◆ **Data to use**
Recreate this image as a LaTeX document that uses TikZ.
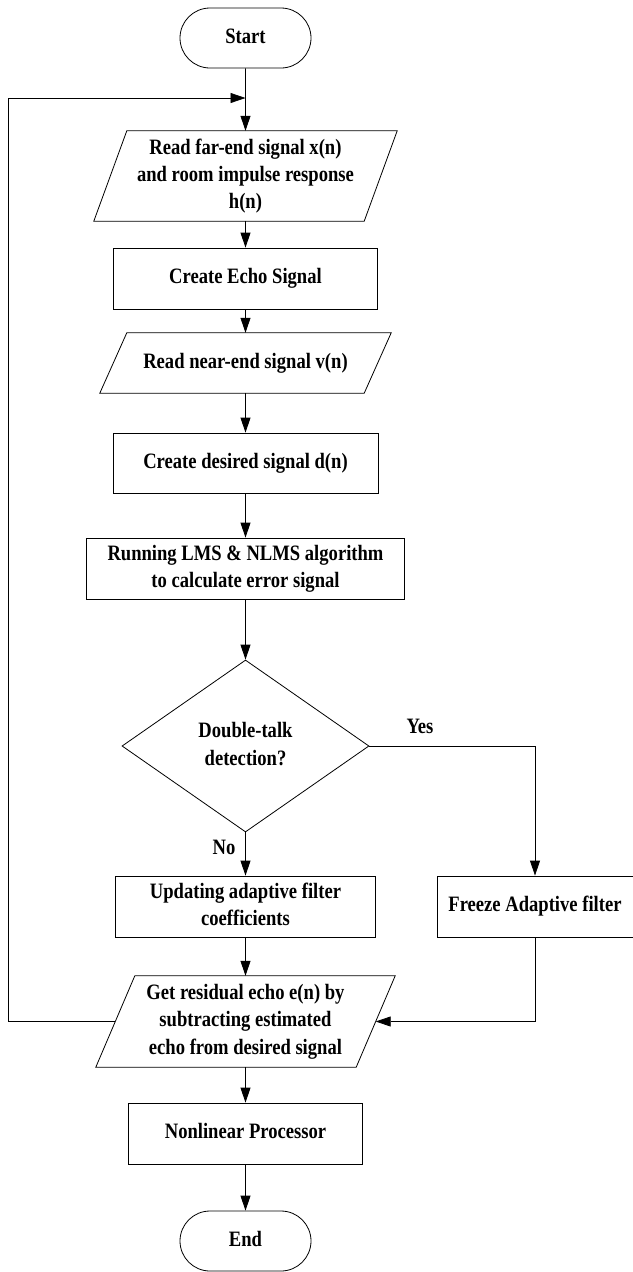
\documentclass[tikz,border=0pt]{standalone}
\usepackage{fontspec}
\setmainfont{Liberation Serif}
\usepackage{graphicx}
\usetikzlibrary{shapes.geometric,shapes.misc,arrows.meta,calc}
\newcommand{\tx}[1]{\scalebox{1}[1.18]{\begin{tabular}{@{}c@{}}#1\end{tabular}}}
\newcommand{\pgram}[2]{\draw[ln] ($(#1.south west)+(-#2/2,0)$) -- ($(#1.north west)+(#2/2,0)$) -- ($(#1.north east)+(#2/2,0)$) -- ($(#1.south east)+(-#2/2,0)$) -- cycle;}
\begin{document}
\begin{tikzpicture}[x=1pt,y=-1pt,
  every node/.style={font=\fontsize{18.6}{23}\selectfont\bfseries, inner sep=0pt},
  ln/.style={line width=0.8pt},
  box/.style={draw, rectangle, ln, minimum height=61pt},
  term/.style={draw, rounded rectangle, ln, minimum width=131pt, minimum height=60pt},
  para/.style={rectangle, minimum height=#1},
  decision/.style={draw, diamond, ln, minimum width=247pt, minimum height=172pt},
  arr/.style={ln, -{Triangle[length=15pt,width=10pt]}}]
\useasboundingbox (0,0) rectangle (632,1272);

\node[term] (start) at (245.5,38) {\tx{Start}};
\node[para=90pt, minimum width=270pt] (p1) at (245.5,176) {\tx{Read far-end signal x(n)\\and room impulse response\\h(n)}};
\node[box, minimum width=264pt] (echo) at (245.5,278.5) {\tx{Create Echo Signal}};
\node[para=60pt, minimum width=264pt] (p2) at (245.5,363) {\tx{Read near-end signal v(n)}};
\node[box, minimum width=265pt, minimum height=60pt] (des) at (245.5,463) {\tx{Create desired signal d(n)}};
\node[box, minimum width=318pt] (run) at (245.5,568.5) {\tx{Running LMS \& NLMS algorithm\\to calculate error signal}};
\node[decision] (dt) at (245.5,746) {\tx{Double-talk\\detection?}};
\node[box, minimum width=260pt] (upd) at (245.5,906.5) {\tx{Updating adaptive filter\\coefficients}};
\node[box, minimum width=196pt] (frz) at (535,906.5) {\tx{Freeze Adaptive filter}};
\node[para=91pt, minimum width=260pt] (p3) at (245.5,1021.5) {\tx{Get residual echo e(n) by\\subtracting estimated\\echo from desired signal}};
\node[box, minimum width=234pt] (nlp) at (245.5,1133.5) {\tx{Nonlinear Processor}};
\node[term] (end) at (245.5,1241) {\tx{End}};

\pgram{p1}{33}
\pgram{p2}{27}
\pgram{p3}{39}

\node (yes) at (420,728) {\tx{Yes}};
\node (no) at (224,849) {\tx{No}};

\coordinate (join) at (245.5,98);
\coordinate (lx) at (8,0);

\draw[arr] (start) -- (p1);
\draw[arr] (p1) -- (echo);
\draw[arr] (echo) -- (p2);
\draw[arr] (p2) -- (des);
\draw[arr] (des) -- (run);
\draw[arr] (run) -- (dt);
\draw[arr] (dt.south) -- (upd);
\draw[arr] (dt.east) -| (frz.north);
\draw[arr] (upd) -- (p3);
\draw[arr] (frz.south) |- (p3.east);
\draw[arr] (p3) -- (nlp);
\draw[arr] (nlp) -- (end);
\draw[arr] (p3.west) -- (p3.west -| lx) |- (join);
\end{tikzpicture}
\end{document}
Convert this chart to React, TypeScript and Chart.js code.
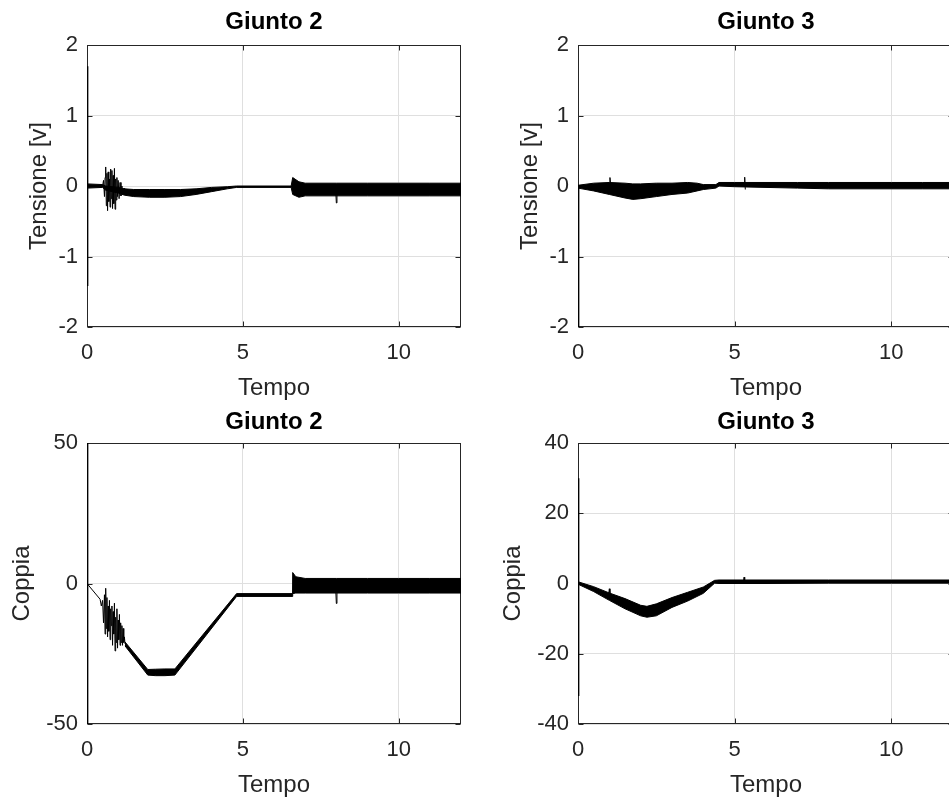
import React, { useEffect, useRef } from 'react';
import { Chart, registerables } from 'chart.js';

Chart.register(...registerables);

// ---------------- tick labels ----------------
const timeTicks = [0, 5, 10];
const tensioneTicks = [-2, -1, 0, 1, 2];
const coppia2Ticks = [-50, 0, 50];
const coppia3Ticks = [-40, -20, 0, 20, 40];

// ---------------- Giunto 2 — Tensione [v] ----------------
const g2vTransT = [0.02, 0.02];
const g2vTransV = [1.7, -1.42];
const g2vBandT = [0, 0.5, 0.6, 1.0, 1.2, 1.5, 2.0, 2.5, 3.0, 3.5, 4.0, 4.5, 4.8, 6.55, 6.6, 6.8, 7.0, 8.0, 9.0, 10.0, 11.0, 12.0];
const g2vBandUp = [0.03, 0.02, 0.0, -0.02, -0.04, -0.05, -0.05, -0.05, -0.05, -0.04, -0.02, -0.01, 0.0, 0.0, 0.12, 0.06, 0.04, 0.04, 0.04, 0.04, 0.04, 0.04];
const g2vBandLo = [-0.03, -0.02, -0.06, -0.1, -0.13, -0.15, -0.16, -0.16, -0.15, -0.12, -0.08, -0.04, -0.02, -0.02, -0.12, -0.16, -0.14, -0.14, -0.14, -0.14, -0.14, -0.14];
const g2vOscT = [0.5, 0.53, 0.56, 0.58, 0.6, 0.62, 0.64, 0.66, 0.68, 0.7, 0.72, 0.74, 0.76, 0.78, 0.8, 0.82, 0.84, 0.86, 0.88, 0.9, 0.92, 0.94, 0.96, 0.98, 1.0, 1.03, 1.06, 1.09, 1.12, 1.15, 1.2, 1.25];
const g2vOscV = [0.0, 0.08, -0.15, 0.12, 0.27, -0.28, 0.18, -0.35, 0.2, -0.22, 0.1, -0.3, 0.24, -0.18, 0.22, -0.32, 0.15, -0.25, 0.25, -0.33, 0.1, -0.2, 0.12, -0.15, 0.08, -0.18, 0.05, -0.14, 0.0, -0.12, -0.03, -0.08];
const g2vSpikeT = [7.98, 8.0, 8.02];
const g2vSpikeV = [-0.06, -0.24, -0.06];

// ---------------- Giunto 3 — Tensione [v] ----------------
const g3vTransT = [0.02, 0.02];
const g3vTransV = [0, -2.3];
const g3vBandT = [0, 0.5, 1.0, 1.5, 1.75, 2.0, 2.5, 3.0, 3.5, 3.8, 4.0, 4.4, 4.5, 5.0, 6.0, 7.0, 8.0, 9.0, 10.0, 11.0, 12.0];
const g3vBandUp = [0.01, 0.04, 0.05, 0.04, 0.03, 0.03, 0.04, 0.04, 0.05, 0.04, 0.02, 0.02, 0.05, 0.05, 0.05, 0.05, 0.05, 0.05, 0.05, 0.05, 0.05];
const g3vBandLo = [-0.03, -0.07, -0.12, -0.17, -0.19, -0.18, -0.15, -0.12, -0.1, -0.07, -0.05, -0.03, 0.0, -0.01, -0.02, -0.03, -0.04, -0.04, -0.04, -0.04, -0.04];
const g3vSpike1T = [1.0, 1.02, 1.04];
const g3vSpike1V = [0.02, 0.12, 0.02];
const g3vSpike2T = [5.3, 5.32, 5.34];
const g3vSpike2V = [0.02, 0.125, -0.05];

// ---------------- Giunto 2 — Coppia ----------------
const g2cTransT = [0.02, 0.02];
const g2cTransV = [60, -60];
const g2cStartT = [0, 0.42];
const g2cStartV = [0, -5.6];
const g2cOscT = [0.42, 0.46, 0.5, 0.53, 0.56, 0.58, 0.6, 0.62, 0.64, 0.66, 0.68, 0.7, 0.72, 0.74, 0.76, 0.78, 0.8, 0.82, 0.84, 0.86, 0.88, 0.9, 0.92, 0.94, 0.96, 0.98, 1.0, 1.02, 1.04, 1.06, 1.08, 1.1, 1.12, 1.14, 1.16, 1.18, 1.2, 1.22];
const g2cOscV = [-5.6, -8, -6, -14, -4, -18, -1.7, -16, -5, -19, -8, -17, -6, -20, -9, -15, -8, -22, -10, -18, -7, -24, -12, -21, -9, -23, -13, -20, -11, -22, -14, -21, -15, -22, -16, -21, -19, -21.5];
const g2cBandT = [1.22, 1.95, 2.2, 2.5, 2.82, 4.8, 6.58, 6.6, 6.7, 7.0, 8.0, 9.0, 10.0, 11.0, 12.0];
const g2cBandUp = [-20.8, -30.6, -30.5, -30.4, -30.4, -3.6, -3.6, 3.9, 2.4, 1.8, 1.8, 1.8, 1.8, 1.8, 1.8];
const g2cBandLo = [-22.2, -32.6, -32.8, -32.8, -32.6, -4.6, -4.6, -3.6, -3.4, -3.4, -3.4, -3.4, -3.4, -3.4, -3.4];
const g2cSpikeT = [7.98, 8.0, 8.02];
const g2cSpikeV = [-2, -7.1, -2];

// ---------------- Giunto 3 — Coppia ----------------
const g3cTransT = [0.02, 0.02];
const g3cTransV = [30, -32];
const g3cBandT = [0, 0.5, 1.0, 1.5, 2.0, 2.2, 2.5, 3.0, 3.5, 4.0, 4.36, 4.5, 6.0, 8.0, 10.0, 12.0];
const g3cBandUp = [0.5, -0.9, -2.7, -4.3, -6.2, -6.5, -5.8, -4.0, -2.5, -1.0, 0.9, 1.0, 1.0, 1.0, 1.0, 1.0];
const g3cBandLo = [-0.2, -2.3, -4.8, -7.2, -9.2, -9.6, -9.2, -6.8, -5.0, -2.8, 0.1, 0.0, 0.0, 0.1, 0.1, 0.1];
const g3cSpike1T = [0.98, 1.0, 1.02];
const g3cSpike1V = [-3.0, -1.5, -3.0];
const g3cSpike2T = [5.28, 5.3, 5.32];
const g3cSpike2V = [0.5, 1.8, 0.5];

// ---------------- helpers ----------------
const pts = (t: number[], v: number[]) => t.map((x, i) => ({ x, y: v[i] }));

const lineDs = (t: number[], v: number[], w = 1) => ({
  data: pts(t, v),
  borderColor: '#000000',
  borderWidth: w,
  pointRadius: 0,
  tension: 0,
  fill: false as any,
});

const bandDs = (t: number[], up: number[], lo: number[]) => [
  lineDs(t, up),
  { ...lineDs(t, lo), fill: '-1' as any, backgroundColor: '#000000' },
];

const FONT = '"Liberation Sans", Arial, Helvetica, sans-serif';
const TEXT = '#262626';

const framePlugin = {
  id: 'matlabFrame',
  beforeDatasetsDraw(chart: any) {
    const { ctx, chartArea: a } = chart;
    const xs = chart.scales.x;
    const ys = chart.scales.y;
    const L = Math.round(a.left) + 0.5;
    const R = Math.round(a.right) - 0.5;
    const T = Math.round(a.top) + 0.5;
    const B = Math.round(a.bottom) - 0.5;
    ctx.save();
    ctx.strokeStyle = TEXT;
    ctx.lineWidth = 1;
    ctx.strokeRect(L, T, R - L, B - T);
    ctx.beginPath();
    for (const tk of xs.ticks) {
      const px = Math.round(xs.getPixelForValue(tk.value)) + 0.5;
      ctx.moveTo(px, B); ctx.lineTo(px, B - 5);
      ctx.moveTo(px, T); ctx.lineTo(px, T + 5);
    }
    for (const tk of ys.ticks) {
      const py = Math.round(ys.getPixelForValue(tk.value)) + 0.5;
      ctx.moveTo(L, py); ctx.lineTo(L + 5, py);
      ctx.moveTo(R, py); ctx.lineTo(R - 5, py);
    }
    ctx.stroke();
    ctx.restore();
  },
  afterDraw(chart: any, _args: any, opts: any) {
    const { ctx, chartArea: a } = chart;
    ctx.save();
    ctx.fillStyle = '#000000';
    ctx.font = `bold ${opts.size}px ${FONT}`;
    ctx.textAlign = 'center';
    ctx.textBaseline = 'middle';
    ctx.fillText(opts.text, (a.left + a.right) / 2, a.top - opts.gap);
    ctx.restore();
  },
};

type Panel = {
  key: string;
  left: number; top: number; width: number; height: number;
  area: { left: number; top: number; right: number; bottom: number };
  yMin: number; yMax: number; yTicks: number[];
  yLabel: string; yTitlePad: number; xTitlePad: number;
  title: string; titleGap: number;
  datasets: any[];
};

const panels: Panel[] = [
  {
    key: 'tl', left: 0, top: 0, width: 475, height: 403,
    area: { left: 87, top: 45, right: 461, bottom: 327 },
    yMin: -2, yMax: 2, yTicks: tensioneTicks, yLabel: 'Tensione [v]', yTitlePad: 24.6, xTitlePad: 0.6,
    title: 'Giunto 2', titleGap: 23,
    datasets: [
      lineDs(g2vTransT, g2vTransV, 1.5),
      ...bandDs(g2vBandT, g2vBandUp, g2vBandLo),
      lineDs(g2vOscT, g2vOscV),
      lineDs(g2vSpikeT, g2vSpikeV),
    ],
  },
  {
    key: 'tr', left: 475, top: 0, width: 490, height: 403,
    area: { left: 103, top: 45, right: 479, bottom: 327 },
    yMin: -2, yMax: 2, yTicks: tensioneTicks, yLabel: 'Tensione [v]', yTitlePad: 40.6, xTitlePad: 0.6,
    title: 'Giunto 3', titleGap: 23,
    datasets: [
      lineDs(g3vTransT, g3vTransV, 1.5),
      ...bandDs(g3vBandT, g3vBandUp, g3vBandLo),
      lineDs(g3vSpike1T, g3vSpike1V),
      lineDs(g3vSpike2T, g3vSpike2V),
    ],
  },
  {
    key: 'bl', left: 0, top: 403, width: 475, height: 403,
    area: { left: 87, top: 40, right: 461, bottom: 321 },
    yMin: -50, yMax: 50, yTicks: coppia2Ticks, yLabel: 'Coppia', yTitlePad: 8.1, xTitlePad: 6.6,
    title: 'Giunto 2', titleGap: 21,
    datasets: [
      lineDs(g2cTransT, g2cTransV, 1.5),
      lineDs(g2cStartT, g2cStartV),
      lineDs(g2cOscT, g2cOscV),
      ...bandDs(g2cBandT, g2cBandUp, g2cBandLo),
      lineDs(g2cSpikeT, g2cSpikeV),
    ],
  },
  {
    key: 'br', left: 475, top: 403, width: 490, height: 403,
    area: { left: 103, top: 40, right: 479, bottom: 321 },
    yMin: -40, yMax: 40, yTicks: coppia3Ticks, yLabel: 'Coppia', yTitlePad: 24.1, xTitlePad: 6.6,
    title: 'Giunto 3', titleGap: 21,
    datasets: [
      lineDs(g3cTransT, g3cTransV, 1.5),
      ...bandDs(g3cBandT, g3cBandUp, g3cBandLo),
      lineDs(g3cSpike1T, g3cSpike1V),
      lineDs(g3cSpike2T, g3cSpike2V),
    ],
  },
];

function SubPlot({ p }: { p: Panel }) {
  const ref = useRef<HTMLCanvasElement | null>(null);
  useEffect(() => {
    if (!ref.current) return;
    const chart = new Chart(ref.current, {
      type: 'line',
      data: { datasets: p.datasets },
      plugins: [framePlugin as any],
      options: {
        animation: false,
        responsive: false,
        devicePixelRatio: 1,
        layout: { padding: { left: 0, top: p.area.top, right: p.width - p.area.right, bottom: 0 } },
        plugins: {
          legend: { display: false },
          tooltip: { enabled: false },
          matlabFrame: { text: p.title, gap: p.titleGap, size: 24 },
        } as any,
        scales: {
          x: {
            type: 'linear',
            min: 0,
            max: 12,
            afterBuildTicks: (s: any) => { s.ticks = timeTicks.map((v) => ({ value: v })); },
            afterFit: (s: any) => { s.height = p.height - p.area.bottom; },
            ticks: {
              callback: (v: any) => String(v),
              color: TEXT,
              font: { family: FONT, size: 22 },
              padding: 12.8,
              maxRotation: 0,
              autoSkip: false,
            },
            grid: { color: '#dfdfdf', lineWidth: 1, drawTicks: false },
            border: { display: false },
            title: {
              display: true,
              text: 'Tempo',
              color: TEXT,
              font: { family: FONT, size: 24 },
              padding: { top: 0, bottom: p.xTitlePad },
            },
          },
          y: {
            type: 'linear',
            min: p.yMin,
            max: p.yMax,
            afterBuildTicks: (s: any) => { s.ticks = p.yTicks.map((v) => ({ value: v })); },
            afterFit: (s: any) => { s.width = p.area.left; },
            ticks: {
              callback: (v: any) => String(v),
              color: TEXT,
              font: { family: FONT, size: 22 },
              padding: 9,
              autoSkip: false,
            },
            grid: { color: '#dfdfdf', lineWidth: 1, drawTicks: false },
            border: { display: false },
            title: {
              display: true,
              text: p.yLabel,
              color: TEXT,
              font: { family: FONT, size: 24 },
              padding: { top: p.yTitlePad, bottom: 0 },
            },
          },
        },
      } as any,
    });
    return () => chart.destroy();
  }, [p]);
  return (
    <canvas
      ref={ref}
      width={p.width}
      height={p.height}
      style={{ position: 'absolute', left: p.left, top: p.top, width: p.width, height: p.height }}
    />
  );
}

export default function App() {
  return (
    <div
      style={{
        position: 'fixed', left: 0, top: 0, width: 949, height: 806,
        overflow: 'hidden', background: '#ffffff',
      }}
    >
      {panels.map((p) => <SubPlot key={p.key} p={p} />)}
    </div>
  );
}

◆ **Problem to work on**
Pictures do not belong in the copy. Repeat only the lines from the top of the records through the line containing "(0,0) rectangle (632,1272);".

◆ **Task response**
Recreate this image as a LaTeX document that uses TikZ.
\documentclass[tikz,border=0pt]{standalone}
\usepackage{fontspec}
\setmainfont{Liberation Serif}
\usepackage{graphicx}
\usetikzlibrary{shapes.geometric,shapes.misc,arrows.meta,calc}
\newcommand{\tx}[1]{\scalebox{1}[1.18]{\begin{tabular}{@{}c@{}}#1\end{tabular}}}
\newcommand{\pgram}[2]{\draw[ln] ($(#1.south west)+(-#2/2,0)$) -- ($(#1.north west)+(#2/2,0)$) -- ($(#1.north east)+(#2/2,0)$) -- ($(#1.south east)+(-#2/2,0)$) -- cycle;}
\begin{document}
\begin{tikzpicture}[x=1pt,y=-1pt,
  every node/.style={font=\fontsize{18.6}{23}\selectfont\bfseries, inner sep=0pt},
  ln/.style={line width=0.8pt},
  box/.style={draw, rectangle, ln, minimum height=61pt},
  term/.style={draw, rounded rectangle, ln, minimum width=131pt, minimum height=60pt},
  para/.style={rectangle, minimum height=#1},
  decision/.style={draw, diamond, ln, minimum width=247pt, minimum height=172pt},
  arr/.style={ln, -{Triangle[length=15pt,width=10pt]}}]
\useasboundingbox (0,0) rectangle (632,1272);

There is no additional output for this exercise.